Decentralized CHP systems located at industrial sites and urban centers were the foundation of the early electric power industry in the United States. In fact, the nation's first commercial power plant, Thomas Edison's Pearl Street Station, which began operations in New York City in 1882, served lower Manhattan with both electricity for lighting and steam for local manufacturing. However, as power generation technologies advanced, the power industry began to build larger central station facilities to take advantage of increasing economies of scale. CHP became a limited practice among a handful of industries (paper, chemicals, refining, and steel) that had high and relatively constant steam and electric demands and access to low-cost fuels. Utilities had little incentive to encourage customer-sited generation, including CHP. Various market and non-market barriers at the state and federal level served to further discourage broad CHP development
Spurred by the oil crisis, in 1978, Congress passed the Public Utilities Regulatory Policies Act (PURPA) to encourage greater energy efficiency. PURPA provisions encouraged energy efficient CHP and small power production from renewables by requiring electric utilities to interconnect with “qualified facilities” (QFs). CHP facilities had to meet minimum fuel-specific efficiency standards10 in order to become a QF. PURPA required utilities to provide QFs with reasonable standby and back-up charges, and to purchase excess electricity from these facilities at the utilities’ avoided costs11. PURPA also exempted QFs from regulatory oversight under the Public Utilities Holding Company Act and from constraints on natural gas use imposed by the Fuel Use Act. Shortly after enacting PURPA, Congress also provided tax credits for investments in cogeneration equipment under the Energy Tax Act of 1978 (P.L. 95-618; 96-223) and the Crude Oil Windfall Profits Tax Act of 1980 (P.L. 96-223; 96-471). The Energy Tax Act included a 10 percent tax credit on waste-heat boilers and related equipment, and the Windfall Profits Tax Act extended the 10 percent credit to remaining CHP equipment for qualified projects. The Windfall Profits Act limited the amount of oil or natural gas that a qualifying facility could use13. The implementation of PURPA and the tax incentives were successful in dramatically expanding CHP development; installed capacity increased from about 12,000 MW in 1980 to over 66,000 MW in 2000.

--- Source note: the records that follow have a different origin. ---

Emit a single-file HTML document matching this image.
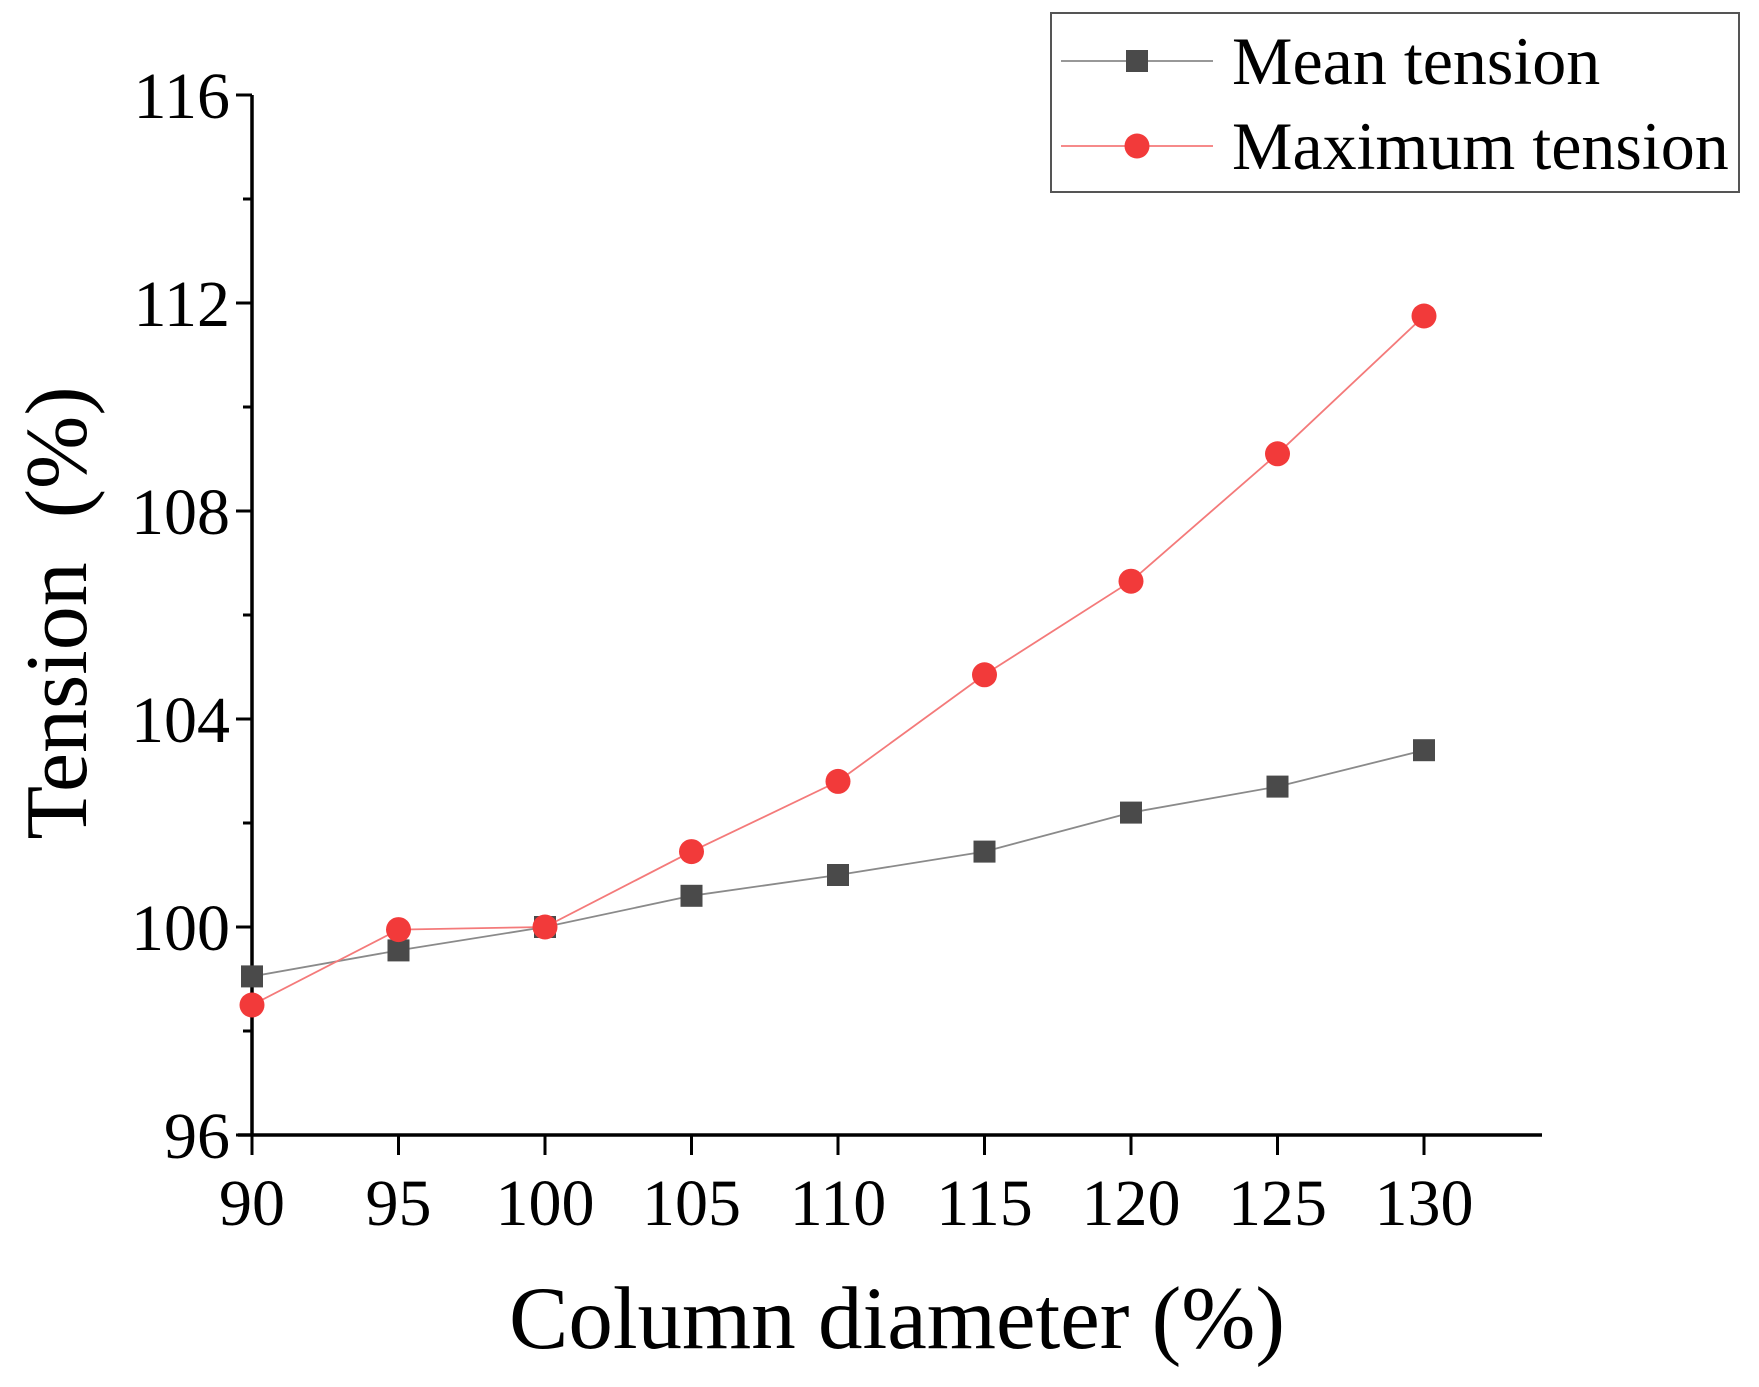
<!DOCTYPE html>
<html><head><meta charset="utf-8"><style>
html,body{margin:0;padding:0;background:#fff;}
svg{display:block;font-family:"Liberation Serif",serif;}
</style></head><body>
<svg id="chart" width="1759" height="1387" viewBox="0 0 1759 1387" xmlns="http://www.w3.org/2000/svg"></svg>
<script>
const categories = [90, 95, 100, 105, 110, 115, 120, 125, 130];
const meanValues = [99.05, 99.55, 100.0, 100.6, 101.0, 101.45, 102.2, 102.7, 103.4];
const maxValues = [98.5, 99.95, 100.0, 101.45, 102.8, 104.85, 106.65, 109.1, 111.75];
const xTicks = [90, 95, 100, 105, 110, 115, 120, 125, 130];
const yTicks = [96, 100, 104, 108, 112, 116];

const X0 = 252, X1 = 1424, XR = 1542, YB = 1135, YT = 95;
const xs = v => X0 + (v - 90) / 40 * (X1 - X0);
const ys = v => YB - (v - 96) / 20 * (YB - YT);
const NS = "http://www.w3.org/2000/svg";
const svg = document.getElementById('chart');
function mk(tag, attrs, parent) {
  const e = document.createElementNS(NS, tag);
  for (const k in attrs) e.setAttribute(k, attrs[k]);
  (parent || svg).appendChild(e);
  return e;
}
const ax = mk('g', {});


mk('line', {x1: X0, y1: YT, x2: X0, y2: YB + 1.5, stroke: '#000', 'stroke-width': 3.5}, ax);
mk('line', {x1: X0 - 14, y1: YB, x2: XR, y2: YB, stroke: '#000', 'stroke-width': 3.5}, ax);
for (let v = 96; v <= 116; v += 2) {
  const major = (v - 96) % 4 === 0;
  mk('line', {x1: X0 - (major ? 16 : 9), y1: ys(v), x2: X0, y2: ys(v), stroke: '#000', 'stroke-width': 3}, ax);
}
yTicks.forEach(v => {
  const t = mk('text', {x: X0 - 22, y: ys(v) + 23, 'text-anchor': 'end', 'font-size': 66}, ax);
  t.textContent = v;
  
  
});
xTicks.forEach(v => {
  mk('line', {x1: xs(v), y1: YB, x2: xs(v), y2: YB + 20, stroke: '#000', 'stroke-width': 3}, ax);
  const t = mk('text', {x: xs(v), y: YB + 90, 'text-anchor': 'middle', 'font-size': 66}, ax);
  t.textContent = v;
  
  
});
const xt = mk('text', {x: 897, y: 1348, 'text-anchor': 'middle', 'font-size': 89});
xt.textContent = 'Column diameter (%)';


const yt = mk('text', {x: 0, y: 0, 'text-anchor': 'middle', 'font-size': 88, transform: 'translate(86,613) rotate(-90)'});
yt.textContent = 'Tension\u00a0\u00a0(%)';


function series(vals, color, lineColor, shape, name) {
  const g = mk('g', {});
  
  
  mk('polyline', {points: vals.map((v, i) => xs(categories[i]) + ',' + ys(v)).join(' '), fill: 'none', stroke: lineColor, 'stroke-width': 1.8}, g);
  vals.forEach((v, i) => {
    let m;
    if (shape === 'sq') m = mk('rect', {x: xs(categories[i]) - 11, y: ys(v) - 11, width: 22, height: 22, fill: color}, g);
    else m = mk('circle', {cx: xs(categories[i]), cy: ys(v), r: 12.5, fill: color}, g);
    
    
  });
}
series(meanValues, '#4a4a4a', '#8a8a8a', 'sq', 'mean-tension-series');
series(maxValues, '#f23a3a', '#f47a7a', 'ci', 'maximum-tension-series');
const lg = mk('g', {});


mk('rect', {x: 1051, y: 13, width: 688, height: 179, fill: '#fff', stroke: '#555', 'stroke-width': 2}, lg);
mk('line', {x1: 1061, y1: 61, x2: 1213, y2: 61, stroke: '#8a8a8a', 'stroke-width': 1.8}, lg);
mk('rect', {x: 1126, y: 50, width: 22, height: 22, fill: '#4a4a4a'}, lg);
mk('line', {x1: 1061, y1: 146, x2: 1213, y2: 146, stroke: '#f47a7a', 'stroke-width': 1.8}, lg);
mk('circle', {cx: 1137, cy: 146, r: 12.5, fill: '#f23a3a'}, lg);
const l1 = mk('text', {x: 1232, y: 84, 'font-size': 68}, lg);
l1.textContent = 'Mean tension';


const l2 = mk('text', {x: 1232, y: 169, 'font-size': 68}, lg);
l2.textContent = 'Maximum tension';


</script>
</body></html>
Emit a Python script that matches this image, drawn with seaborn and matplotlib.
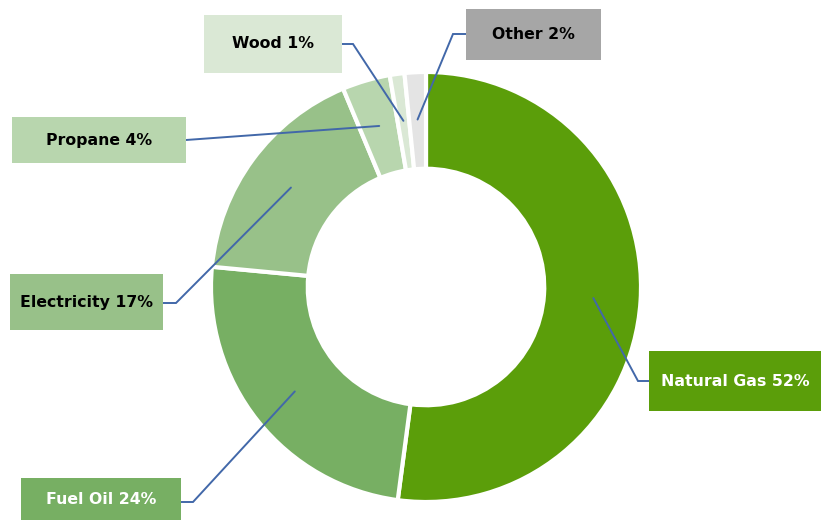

The environment for CHP changed again in the early 2000s with the advent of restructured wholesale markets for electricity in several regions of the country. Independent power producers could now sell directly to the market without the need for QF status. The movement toward restructuring (deregulation) of power markets in individual states also caused market uncertainty, resulting in delayed energy investments. As a result, CHP development slowed. These changes also coincided with rising and increasingly volatile natural gas prices as the supply demand balance in the U.S. tightened. This further dampened the market for CHP development
Investment in new CHP capacity slowed precipitously in the 2004/2005 timeframe. At that point, a combination of highly volatile natural gas prices, continuing market barriers and an uncertain economic outlook led to a steep decline in CHP installations that persists through today.
While recent investment in CHP has declined, CHP’s potential role as a clean energy source for the future is much greater than recent market trends would indicate. Like other forms of energy efficiency, efficient on-site CHP represents a largely untapped resource that exists in a variety of energy-intensive industries and businesses. Recent estimates indicate the technical potential for additional CHP at existing industrial facilities is just under 65 GW, with the corresponding technical potential for CHP at commercial and institutional facilities at just over 65 GW, for a total of about 130 GW. The economic potential is likely greater today given the improving outlook in natural gas supply and prices.